■ **Task objective**:
Begin with the first line of the listing and quote every line through the one containing "const yTicks = [0.02, 0.04, 0.06, 0.08, 0.10, 0.12];"; give only those lines.

■ **Data excerpt**:

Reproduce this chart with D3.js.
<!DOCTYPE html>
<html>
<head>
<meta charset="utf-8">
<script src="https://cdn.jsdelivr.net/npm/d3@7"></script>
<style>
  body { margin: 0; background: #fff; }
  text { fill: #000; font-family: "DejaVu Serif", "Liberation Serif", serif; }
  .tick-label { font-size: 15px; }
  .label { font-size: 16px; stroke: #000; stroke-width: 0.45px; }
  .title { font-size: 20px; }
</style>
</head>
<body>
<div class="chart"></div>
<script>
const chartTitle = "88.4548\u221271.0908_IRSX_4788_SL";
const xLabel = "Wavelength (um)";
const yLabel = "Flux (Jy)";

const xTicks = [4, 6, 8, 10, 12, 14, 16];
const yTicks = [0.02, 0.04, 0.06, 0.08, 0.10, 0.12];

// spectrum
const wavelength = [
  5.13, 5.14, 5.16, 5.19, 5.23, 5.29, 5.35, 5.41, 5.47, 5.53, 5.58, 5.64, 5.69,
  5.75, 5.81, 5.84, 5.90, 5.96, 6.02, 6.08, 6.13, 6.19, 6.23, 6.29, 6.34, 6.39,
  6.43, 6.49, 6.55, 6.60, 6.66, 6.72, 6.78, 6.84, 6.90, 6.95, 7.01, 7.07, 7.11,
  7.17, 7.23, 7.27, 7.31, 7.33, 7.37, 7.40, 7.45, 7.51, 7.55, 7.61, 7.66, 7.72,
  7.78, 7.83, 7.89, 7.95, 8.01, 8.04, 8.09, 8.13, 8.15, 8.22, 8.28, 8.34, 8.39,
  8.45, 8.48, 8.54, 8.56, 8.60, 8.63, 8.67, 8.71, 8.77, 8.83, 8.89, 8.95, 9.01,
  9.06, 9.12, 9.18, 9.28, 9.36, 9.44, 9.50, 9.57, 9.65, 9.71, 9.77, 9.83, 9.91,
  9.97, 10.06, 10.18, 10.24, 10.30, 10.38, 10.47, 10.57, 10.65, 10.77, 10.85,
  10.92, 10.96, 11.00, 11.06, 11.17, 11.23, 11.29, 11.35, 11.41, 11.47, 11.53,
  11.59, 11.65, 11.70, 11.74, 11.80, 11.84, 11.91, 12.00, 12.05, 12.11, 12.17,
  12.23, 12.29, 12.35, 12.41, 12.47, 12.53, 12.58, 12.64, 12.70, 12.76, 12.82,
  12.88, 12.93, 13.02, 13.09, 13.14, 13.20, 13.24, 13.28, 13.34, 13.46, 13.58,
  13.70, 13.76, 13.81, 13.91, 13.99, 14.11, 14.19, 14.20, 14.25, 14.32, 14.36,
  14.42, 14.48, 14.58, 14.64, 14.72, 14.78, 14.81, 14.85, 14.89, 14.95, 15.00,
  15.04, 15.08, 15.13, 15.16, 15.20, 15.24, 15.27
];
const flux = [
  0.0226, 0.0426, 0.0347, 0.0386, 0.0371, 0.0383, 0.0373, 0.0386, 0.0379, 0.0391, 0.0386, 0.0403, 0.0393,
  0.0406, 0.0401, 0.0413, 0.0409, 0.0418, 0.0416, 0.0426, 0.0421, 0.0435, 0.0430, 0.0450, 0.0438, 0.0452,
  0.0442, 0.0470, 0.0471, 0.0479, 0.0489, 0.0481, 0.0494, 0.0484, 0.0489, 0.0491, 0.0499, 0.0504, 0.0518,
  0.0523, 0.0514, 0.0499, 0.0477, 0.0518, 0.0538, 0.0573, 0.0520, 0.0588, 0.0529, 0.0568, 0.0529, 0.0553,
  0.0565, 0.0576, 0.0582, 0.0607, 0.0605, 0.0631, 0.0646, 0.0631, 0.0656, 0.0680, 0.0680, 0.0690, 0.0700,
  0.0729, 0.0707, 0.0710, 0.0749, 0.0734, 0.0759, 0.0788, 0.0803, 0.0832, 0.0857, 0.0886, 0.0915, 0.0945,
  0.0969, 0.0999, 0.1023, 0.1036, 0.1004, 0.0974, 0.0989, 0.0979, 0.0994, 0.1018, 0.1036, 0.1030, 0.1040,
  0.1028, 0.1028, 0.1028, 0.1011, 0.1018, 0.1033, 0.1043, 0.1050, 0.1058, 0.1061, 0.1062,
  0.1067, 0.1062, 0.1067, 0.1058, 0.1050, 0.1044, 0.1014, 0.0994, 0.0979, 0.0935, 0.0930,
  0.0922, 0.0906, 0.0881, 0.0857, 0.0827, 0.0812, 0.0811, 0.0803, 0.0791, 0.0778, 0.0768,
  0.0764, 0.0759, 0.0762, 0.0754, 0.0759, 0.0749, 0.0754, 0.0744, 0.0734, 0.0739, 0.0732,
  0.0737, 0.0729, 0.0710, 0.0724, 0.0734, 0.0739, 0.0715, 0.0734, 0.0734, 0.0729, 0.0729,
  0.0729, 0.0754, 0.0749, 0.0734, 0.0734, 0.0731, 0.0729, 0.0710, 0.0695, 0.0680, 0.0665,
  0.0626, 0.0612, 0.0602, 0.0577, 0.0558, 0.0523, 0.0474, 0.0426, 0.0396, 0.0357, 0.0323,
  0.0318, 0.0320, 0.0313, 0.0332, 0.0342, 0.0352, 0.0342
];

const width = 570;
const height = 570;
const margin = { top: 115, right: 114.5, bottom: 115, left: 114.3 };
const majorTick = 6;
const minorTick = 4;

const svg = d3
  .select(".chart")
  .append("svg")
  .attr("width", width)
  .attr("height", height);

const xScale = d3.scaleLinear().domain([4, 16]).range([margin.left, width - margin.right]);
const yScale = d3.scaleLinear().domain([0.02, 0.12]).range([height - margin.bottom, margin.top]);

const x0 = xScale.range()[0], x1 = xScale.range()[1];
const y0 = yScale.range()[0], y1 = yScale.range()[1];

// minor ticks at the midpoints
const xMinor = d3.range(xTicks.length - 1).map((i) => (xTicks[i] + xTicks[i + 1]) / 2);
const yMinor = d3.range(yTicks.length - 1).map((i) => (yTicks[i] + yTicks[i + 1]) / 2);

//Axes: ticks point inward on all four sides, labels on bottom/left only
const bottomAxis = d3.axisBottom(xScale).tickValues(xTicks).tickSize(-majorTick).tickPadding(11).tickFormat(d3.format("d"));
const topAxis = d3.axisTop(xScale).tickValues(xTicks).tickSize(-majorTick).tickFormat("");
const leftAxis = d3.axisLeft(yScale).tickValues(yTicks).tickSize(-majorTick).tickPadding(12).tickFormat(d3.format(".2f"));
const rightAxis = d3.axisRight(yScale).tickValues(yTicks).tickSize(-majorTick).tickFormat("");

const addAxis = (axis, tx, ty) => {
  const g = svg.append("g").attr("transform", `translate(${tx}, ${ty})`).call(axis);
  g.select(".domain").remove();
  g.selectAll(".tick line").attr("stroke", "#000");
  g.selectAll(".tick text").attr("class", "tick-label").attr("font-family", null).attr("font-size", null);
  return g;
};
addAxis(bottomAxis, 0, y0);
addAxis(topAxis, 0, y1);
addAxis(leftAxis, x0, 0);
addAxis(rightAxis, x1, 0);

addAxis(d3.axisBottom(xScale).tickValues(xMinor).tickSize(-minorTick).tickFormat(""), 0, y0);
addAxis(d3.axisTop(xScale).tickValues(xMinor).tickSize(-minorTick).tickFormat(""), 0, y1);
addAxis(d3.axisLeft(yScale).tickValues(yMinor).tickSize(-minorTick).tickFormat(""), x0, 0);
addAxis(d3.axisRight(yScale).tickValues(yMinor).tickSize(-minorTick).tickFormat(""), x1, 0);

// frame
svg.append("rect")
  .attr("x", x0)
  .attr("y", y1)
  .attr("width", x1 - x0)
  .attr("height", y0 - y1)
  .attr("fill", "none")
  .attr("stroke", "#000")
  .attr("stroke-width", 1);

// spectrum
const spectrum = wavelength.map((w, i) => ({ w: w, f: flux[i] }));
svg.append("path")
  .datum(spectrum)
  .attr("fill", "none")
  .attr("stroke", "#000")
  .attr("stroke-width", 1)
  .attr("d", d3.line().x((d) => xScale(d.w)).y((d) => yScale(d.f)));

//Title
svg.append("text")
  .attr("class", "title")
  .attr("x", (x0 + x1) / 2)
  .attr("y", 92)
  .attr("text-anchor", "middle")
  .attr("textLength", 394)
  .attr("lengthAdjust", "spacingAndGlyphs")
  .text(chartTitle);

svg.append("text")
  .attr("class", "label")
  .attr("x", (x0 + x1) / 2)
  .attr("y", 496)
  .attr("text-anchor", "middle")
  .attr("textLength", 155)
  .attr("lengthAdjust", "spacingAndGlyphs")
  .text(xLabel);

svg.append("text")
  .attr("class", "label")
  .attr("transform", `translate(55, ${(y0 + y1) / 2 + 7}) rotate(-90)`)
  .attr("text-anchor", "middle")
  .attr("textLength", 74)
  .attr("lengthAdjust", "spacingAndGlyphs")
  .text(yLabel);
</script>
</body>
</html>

■ **The solution**:
Reproduce this chart with D3.js.
<!DOCTYPE html>
<html>
<head>
<meta charset="utf-8">
<script src="https://cdn.jsdelivr.net/npm/d3@7"></script>
<style>
  body { margin: 0; background: #fff; }
  text { fill: #000; font-family: "DejaVu Serif", "Liberation Serif", serif; }
  .tick-label { font-size: 15px; }
  .label { font-size: 16px; stroke: #000; stroke-width: 0.45px; }
  .title { font-size: 20px; }
</style>
</head>
<body>
<div class="chart"></div>
<script>
const chartTitle = "88.4548\u221271.0908_IRSX_4788_SL";
const xLabel = "Wavelength (um)";
const yLabel = "Flux (Jy)";

const xTicks = [4, 6, 8, 10, 12, 14, 16];
const yTicks = [0.02, 0.04, 0.06, 0.08, 0.10, 0.12];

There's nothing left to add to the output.